Limitations & Future Work¶
- The authors admit that alignment and precision localization of "query target \(\leftrightarrow\) reference target" in complex scenes remain the primary open challenge.
- CMLocation is built by manually labeling CVUSA; urban/feature types and regional diversity are limited. The "realism" of V2 is synthesized via random cropping/flipping/scaling of V1, which still differs from true natural collection distributions.
- Impulse encoding relies on accurate click points. If the query point has noise or falls on an target edge, the "hard" nature of one-hot anchoring might amplify errors. Robustness to point noise is not discussed.
- Future Directions: Upgrade from "independent target matching" to joint matching with inter-object relationship modeling (e.g., graph constraints for click-box global consistency) or introduce hybrid soft-hard position priors to balance discriminative power and robustness.
Related Work & Insights¶
- vs DetGeo / VAGeo (Single-target CVOGL): These pioneered object-level cross-view localization but assume one target per image. MOGeo generalizes the task and uses impulse encoding + CVMF + \(L_s\) to solve attention dispersion, remaining competitive even on their single-target benchmarks.
- vs Image-level CVGL (FRGeo / Sample4Geo / GeoDTR+): These provide no object-level results and fail in multi-target settings, highlighting the gap between image-level and object-level tasks.
- vs Smooth Position Encoding (Gaussian/Euclidean): Traditional soft priors cause diffused attention and interference. MOGeo uses Dirac one-hot impulses for sharp discriminative power, marking a key shift in position prior design.
Rating¶
- Novelty: ⭐⭐⭐⭐ Proposed a new multi-target task + counter-intuitive impulse encoding.
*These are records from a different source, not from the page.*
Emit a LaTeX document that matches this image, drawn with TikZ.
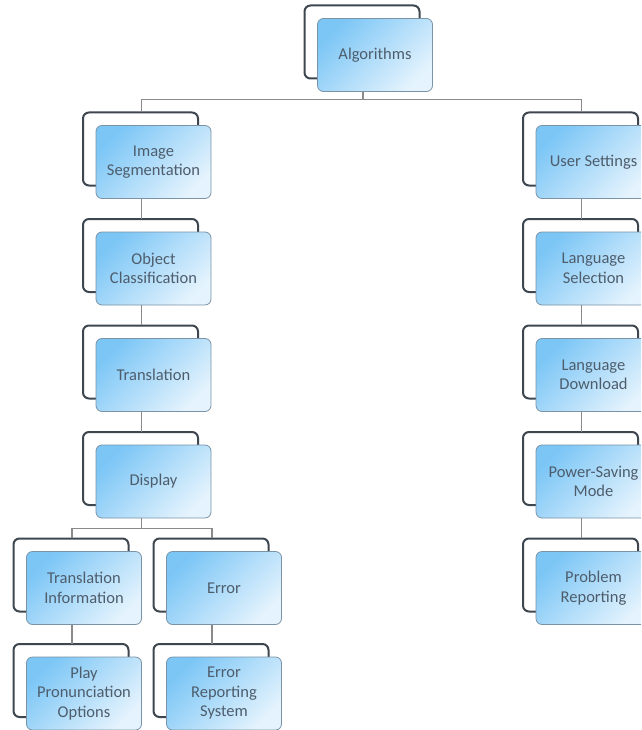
\documentclass[tikz,border=0pt]{standalone}
\usepackage{fontspec}
\setmainfont{Carlito}
\usetikzlibrary{shadows}
\definecolor{boxtop}{HTML}{7CC6F6}
\definecolor{boxbot}{HTML}{E4F3FD}
\definecolor{boxline}{HTML}{7A93A6}
\definecolor{backline}{HTML}{3E4750}
\definecolor{txt}{HTML}{4E5D6C}
\definecolor{conn}{HTML}{8A8A8A}
\begin{document}
\begin{tikzpicture}[x=1pt,y=-1pt,
  card/.style={rectangle, rounded corners=6pt, minimum width=115pt, minimum height=73pt,
    inner sep=2pt, align=center, draw=boxline, line width=0.8pt,
    top color=boxtop, bottom color=boxbot, shading angle=45, text=txt,
    font=\fontsize{16.5}{19.5}\selectfont,
    copy shadow={shadow xshift=-13pt, shadow yshift=13pt, fill=white, draw=backline, line width=2pt}},
  link/.style={draw=conn, line width=1.2pt}]
\useasboundingbox (0,0) rectangle (641,730);
\clip (0,0) rectangle (641,730);
\fill[white] (0,0) rectangle (641,730);

\node[card] (alg) at (375,55) {Algorithms};
\node[card] (img) at (153.5,162) {Image\\Segmentation};
\node[card] (obj) at (153.5,268.5) {Object\\Classification};
\node[card] (tra) at (153.5,375) {Translation};
\node[card] (dis) at (153.5,481.5) {Display};
\node[card] (tin) at (84,588) {Translation\\Information};
\node[card] (err) at (224,588) {Error};
\node[card] (pla) at (84,693.5) {Play\\Pronunciation\\Options};
\node[card] (ers) at (224,693.5) {Error\\Reporting\\System};
\node[card] (us) at (593.5,162) {User Settings};
\node[card] (lsel) at (593.5,268.5) {Language\\Selection};
\node[card] (ldl) at (593.5,375) {Language\\Download};
\node[card] (psm) at (593.5,481.5) {Power-Saving\\Mode};
\node[card] (prb) at (593.5,588) {Problem\\Reporting};

\draw[link] ([xshift=-12pt]alg.south) -- ++(0,8) coordinate (busA);
\draw[link] ([xshift=-12pt,yshift=13pt]img.north) |- (busA) -| ([xshift=-12pt,yshift=13pt]us.north);
\draw[link] ([xshift=-12pt]img.south) -- ([xshift=-12pt,yshift=13pt]obj.north);
\draw[link] ([xshift=-12pt]obj.south) -- ([xshift=-12pt,yshift=13pt]tra.north);
\draw[link] ([xshift=-12pt]tra.south) -- ([xshift=-12pt,yshift=13pt]dis.north);
\draw[link] ([xshift=-12pt]dis.south) -- ++(0,10) coordinate (busD);
\draw[link] ([xshift=-12pt,yshift=13pt]tin.north) |- (busD) -| ([xshift=-12pt,yshift=13pt]err.north);
\draw[link] ([xshift=-12pt]tin.south) -- ([xshift=-12pt,yshift=13pt]pla.north);
\draw[link] ([xshift=-12pt]err.south) -- ([xshift=-12pt,yshift=13pt]ers.north);
\draw[link] ([xshift=-12pt]us.south) -- ([xshift=-12pt,yshift=13pt]lsel.north);
\draw[link] ([xshift=-12pt]lsel.south) -- ([xshift=-12pt,yshift=13pt]ldl.north);
\draw[link] ([xshift=-12pt]ldl.south) -- ([xshift=-12pt,yshift=13pt]psm.north);
\draw[link] ([xshift=-12pt]psm.south) -- ([xshift=-12pt,yshift=13pt]prb.north);
\end{tikzpicture}
\end{document}
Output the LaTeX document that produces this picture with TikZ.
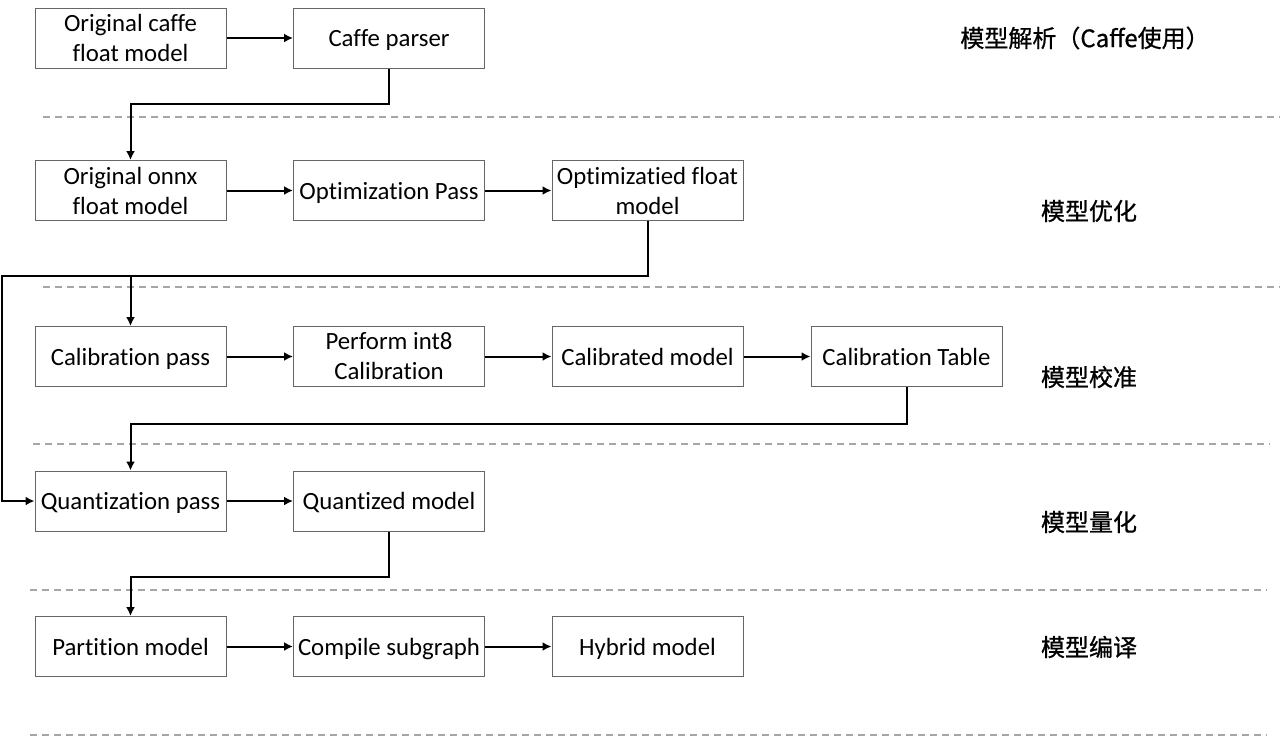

The problem definition and method are innovative, though individual modules are clever combinations of existing ideas.
- Experimental Thoroughness: ⭐⭐⭐⭐ Covered two self-built and two public benchmarks, grouped by target count, efficiency comparisons, ablations, and visualizations. Lacks data diversity and point-noise robustness tests.
- Writing Quality: ⭐⭐⭐⭐ Logic flows well, Fig. 2/5 clearly explain the core intuition, and formulas are complete.
- Value: ⭐⭐⭐⭐ Pushes CVOGL toward more realistic multi-target settings and open-sources the benchmark and code, significantly contributing to the community.